Poco lontano dalla Stazione Centrale, tra serrande abbassate e bar popolati solo da ricordi, il grattacielo Scheggia di Coima svetta tra Gae Aulenti e Gioia. Non si sa quando verrà inaugurato ufficialmente. Rischia di rimanere un’immensa cattedrale vacante, o almeno occupata solo in parte, avveniristica e green quanto si vuole, ma superata dal tempo. Esattamente come gli altri palazzi dello skyline. Lo scrivevamo in tempi non sospetti: la città di oggi non sarà quella disegnata 5 anni fa. Il ragionamento travalica il lockdown di fatto di queste settimane. Migliaia di contagiati, migliaia di persone in quarantena. Milano è vuota, ma per buona parte lo rimarrà in un orizzonte di medio periodo. Starbucks che rivede le strategie, chiude due punti vendita di dimensioni importanti, è la punta dell'iceberg. Il consumo si è fatto più volatile, rapido, da take away. I nuovi store della Sirena saranno "kiosk", piccoli e più agili. In un paradosso imprevisto e imprevedibile, a guadagnarci sono tutti quei negozietti di prossimità che presidiano quartieri e comuni dell'hinterland. Come se i grandi agglomerati-dormitorio fossero diventati, all'improvviso, i cuori pulsanti del vivere quotidiano, che si allontana dal centro cittadino.
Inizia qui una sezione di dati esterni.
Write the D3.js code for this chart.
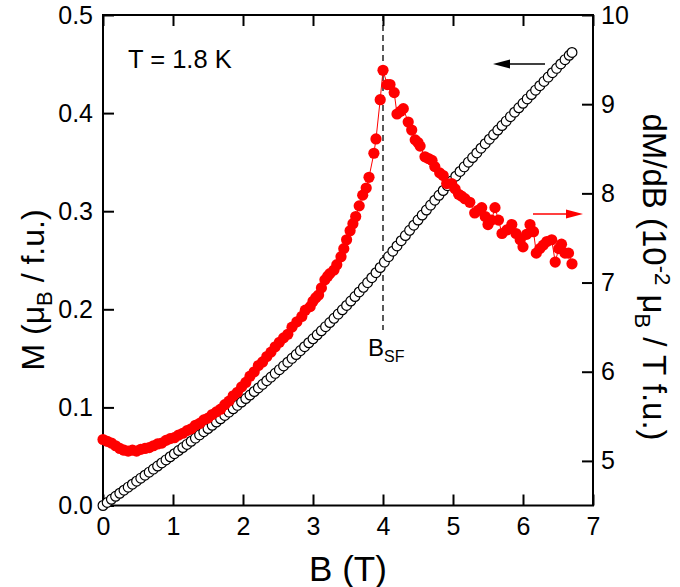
<!DOCTYPE html>
<html><head><meta charset="utf-8">
<script src="https://cdn.jsdelivr.net/npm/d3@7/dist/d3.min.js"></script>
<style>body{margin:0;background:#fff}svg{display:block}text{font-family:"Liberation Sans",Arial,sans-serif}</style>
</head><body>
<svg id="c" width="680" height="587"></svg>
<script>
// Magnetization M (mu_B / f.u.) vs field B (T), open circles, left axis
const fieldM = [0.00,0.06,0.12,0.18,0.24,0.30,0.36,0.42,0.48,0.54,0.60,0.66,0.72,0.78,0.84,0.90,0.96,1.02,1.08,1.14,1.20,1.26,1.32,1.38,1.44,1.50,1.56,1.62,1.68,1.74,1.80,1.86,1.92,1.98,2.04,2.10,2.16,2.22,2.28,2.34,2.40,2.46,2.52,2.58,2.64,2.70,2.76,2.82,2.88,2.94,3.00,3.06,3.12,3.18,3.24,3.30,3.36,3.42,3.48,3.54,3.60,3.66,3.72,3.78,3.84,3.90,3.96,4.02,4.08,4.14,4.20,4.26,4.32,4.38,4.44,4.50,4.56,4.62,4.68,4.74,4.80,4.86,4.92,4.98,5.04,5.10,5.16,5.22,5.28,5.34,5.40,5.46,5.52,5.58,5.64,5.70,5.76,5.82,5.88,5.94,6.00,6.06,6.12,6.18,6.24,6.30,6.36,6.42,6.48,6.54,6.60,6.66,6.70];
const magnetization = [0.0000,0.0031,0.0063,0.0094,0.0125,0.0156,0.0187,0.0217,0.0248,0.0279,0.0309,0.0340,0.0371,0.0402,0.0434,0.0465,0.0497,0.0528,0.0560,0.0591,0.0623,0.0655,0.0687,0.0720,0.0752,0.0785,0.0818,0.0851,0.0884,0.0918,0.0952,0.0986,0.1021,0.1055,0.1090,0.1126,0.1162,0.1198,0.1235,0.1272,0.1309,0.1347,0.1385,0.1423,0.1461,0.1500,0.1539,0.1579,0.1619,0.1659,0.1699,0.1740,0.1781,0.1823,0.1865,0.1908,0.1951,0.1995,0.2039,0.2084,0.2130,0.2177,0.2224,0.2272,0.2322,0.2373,0.2426,0.2481,0.2537,0.2592,0.2646,0.2699,0.2752,0.2805,0.2857,0.2910,0.2961,0.3012,0.3062,0.3112,0.3162,0.3211,0.3260,0.3308,0.3357,0.3405,0.3452,0.3500,0.3547,0.3594,0.3642,0.3688,0.3734,0.3781,0.3827,0.3873,0.3918,0.3964,0.4009,0.4054,0.4100,0.4145,0.4189,0.4234,0.4279,0.4323,0.4367,0.4412,0.4456,0.4501,0.4545,0.4589,0.4618];

// dM/dB (10^-2 mu_B / T f.u.) vs B (T), red filled circles, right axis
const fieldD = [0.00,0.06,0.12,0.18,0.24,0.30,0.36,0.42,0.48,0.54,0.60,0.66,0.72,0.78,0.84,0.90,0.96,1.02,1.08,1.14,1.20,1.26,1.32,1.38,1.44,1.50,1.56,1.62,1.68,1.74,1.80,1.86,1.92,1.98,2.04,2.10,2.16,2.22,2.28,2.34,2.40,2.46,2.52,2.58,2.64,2.70,2.77,2.84,2.89,2.96,3.00,3.04,3.08,3.12,3.17,3.21,3.24,3.30,3.34,3.40,3.44,3.48,3.53,3.57,3.61,3.66,3.71,3.76,3.80,3.87,3.90,3.96,4.00,4.06,4.10,4.16,4.20,4.25,4.29,4.36,4.41,4.46,4.50,4.53,4.60,4.65,4.70,4.74,4.81,4.86,4.91,4.98,5.03,5.08,5.12,5.17,5.24,5.31,5.36,5.41,5.46,5.50,5.55,5.60,5.65,5.70,5.77,5.84,5.90,5.96,6.00,6.05,6.10,6.15,6.19,6.24,6.29,6.34,6.41,6.46,6.51,6.55,6.60,6.65,6.70];
const dMdB = [5.24,5.22,5.20,5.17,5.14,5.12,5.11,5.12,5.11,5.13,5.14,5.15,5.17,5.19,5.20,5.23,5.25,5.26,5.29,5.31,5.34,5.36,5.40,5.42,5.46,5.48,5.52,5.55,5.58,5.63,5.67,5.73,5.77,5.83,5.88,5.95,6.00,6.07,6.11,6.17,6.22,6.28,6.33,6.38,6.42,6.50,6.56,6.62,6.69,6.73,6.79,6.83,6.86,6.94,7.03,7.07,7.10,7.14,7.20,7.29,7.38,7.48,7.58,7.66,7.74,7.86,7.98,8.06,8.18,8.45,8.61,9.05,9.38,9.22,9.22,9.13,8.89,8.92,8.95,8.80,8.71,8.60,8.57,8.53,8.41,8.39,8.37,8.30,8.23,8.20,8.11,8.11,8.05,7.99,7.97,7.94,7.90,7.78,7.81,7.84,7.74,7.65,7.70,7.84,7.70,7.55,7.59,7.65,7.55,7.48,7.40,7.54,7.65,7.57,7.33,7.38,7.42,7.46,7.48,7.23,7.38,7.43,7.33,7.33,7.21];

const bTicks = [0,1,2,3,4,5,6,7];
const mTicks = [0,0.1,0.2,0.3,0.4,0.5];
const dTicks = [5,6,7,8,9,10];
const spinFlopField = 4.0;

const L = 103, R = 593, T = 15, B = 505.5;
const svg = d3.select("#c");
const x = d3.scaleLinear().domain([0,7]).range([L,R]);
const yM = d3.scaleLinear().domain([0,0.5]).range([B,T]);
const yD = d3.scaleLinear().domain([4.5,10]).range([B,T]);

const fs = 25;
function styleAxis(g){
  g.select(".domain").remove();
  g.selectAll(".tick line").attr("stroke","#000").attr("stroke-width",2);
  g.selectAll(".tick text").attr("font-size",fs).attr("fill","#000").attr("font-family","Liberation Sans, Arial, sans-serif");
}
svg.append("g").attr("transform",`translate(${L},0)`)
  .call(d3.axisLeft(yM).tickValues(mTicks).tickFormat(d3.format(".1f")).tickSize(-11).tickPadding(10)).call(styleAxis);
svg.append("g").attr("transform",`translate(${R},0)`)
  .call(d3.axisRight(yD).tickValues(dTicks).tickFormat(d3.format("d")).tickSize(-11).tickPadding(8)).call(styleAxis);
svg.append("g").attr("transform",`translate(0,${B})`)
  .call(d3.axisBottom(x).tickValues(bTicks).tickFormat(d3.format("d")).tickSize(-11).tickPadding(12)).call(styleAxis);
svg.append("g").attr("transform",`translate(0,${T})`)
  .call(d3.axisTop(x).tickValues(bTicks).tickFormat("").tickSize(-11)).call(styleAxis);

// frame
svg.append("rect").attr("x",L).attr("y",T).attr("width",R-L).attr("height",B-T)
  .attr("fill","none").attr("stroke","#000").attr("stroke-width",2);

// dashed spin-flop line
svg.append("line").attr("x1",x(spinFlopField)).attr("x2",x(spinFlopField))
  .attr("y1",T).attr("y2",330).attr("stroke","#000").attr("stroke-width",1.3).attr("stroke-dasharray","6,4");
const bsf = svg.append("text").attr("x",x(spinFlopField)-15).attr("y",356).attr("font-size",24);
bsf.append("tspan").text("B");
bsf.append("tspan").attr("font-size",16).attr("dy",6).text("SF");

// M data (open circles)
const mData = fieldM.map((b,i)=>[b,magnetization[i]]);
svg.append("g").selectAll("circle").data(mData).join("circle")
  .attr("cx",d=>x(d[0])).attr("cy",d=>yM(d[1])).attr("r",4.9)
  .attr("fill","#fff").attr("stroke","#000").attr("stroke-width",1.2);

// dM/dB data (red)
const dData = fieldD.map((b,i)=>[b,dMdB[i]]);
svg.append("path").datum(dData).attr("fill","none").attr("stroke","#ff0000").attr("stroke-width",1)
  .attr("d",d3.line().x(d=>x(d[0])).y(d=>yD(d[1])));
svg.append("g").selectAll("circle").data(dData).join("circle")
  .attr("cx",d=>x(d[0])).attr("cy",d=>yD(d[1])).attr("r",5.6).attr("fill","#ff0000");

// arrows
function arrow(x1,x2,y,color){
  const dir = Math.sign(x2-x1);
  svg.append("line").attr("x1",x1).attr("x2",x2-dir*14).attr("y1",y).attr("y2",y).attr("stroke",color).attr("stroke-width",1.6);
  svg.append("path").attr("d",`M${x2},${y}L${x2-dir*17},${y-4.5}L${x2-dir*17},${y+4.5}Z`).attr("fill",color);
}
arrow(545,493,64,"#000");
arrow(533,583,214,"#ff0000");

// texts
svg.append("text").attr("x",128).attr("y",68).attr("font-size",25.5).text("T = 1.8 K");

svg.append("text").attr("x",(L+R)/2).attr("y",581).attr("text-anchor","middle").attr("font-size",35).text("B (T)");

const yl = svg.append("text").attr("transform",`translate(44,290) rotate(-90)`).attr("text-anchor","middle").attr("font-size",32);
yl.append("tspan").text("M (μ");
yl.append("tspan").attr("font-size",22).attr("dy",8).text("B");
yl.append("tspan").attr("dy",-8).text(" / f.u.)");

const yr = svg.append("text").attr("transform",`translate(643,277) rotate(90)`).attr("text-anchor","middle").attr("font-size",33);
yr.append("tspan").text("dM/dB (10");
yr.append("tspan").attr("font-size",22).attr("dy",-12).text("-2");
yr.append("tspan").attr("dy",12).text(" μ");
yr.append("tspan").attr("font-size",22).attr("dy",8).text("B");
yr.append("tspan").attr("dy",-8).text(" / T f.u.)");
</script>
</body></html>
Le strutture previste per le Olimpiadi invernali 2026 Milano-Cortina hanno ragione d'essere? Pechino ha chiuso a tutti i prossimi Giochi. Non serviranno tribune o platee d’ampio respiro: le gare saranno aperte solo ai locali. Per l’estero sarà tutto blindato. Consumare metrature per spettatori che non ci saranno, oggi, è un azzardo. Nessuno, ovviamente, può predire il futuro. Tra 4 anni potremmo esserci ancora dentro fino al collo. Oppure esserne fuori con cicatrici profonde. Il covid ci ha insegnato quanto labile, impreciso e sfuocato possa essere ragionare troppo in là. Ma la Milano di oggi è un avvertimento, un monito. Soprattutto in fase di definizione del Pnrr. Finita la crisi sanitaria potremmo accorgerci di volere una città diversa, prossimale, dove il passaggio è più rapido e senza radici. Non escludiamolo a priori.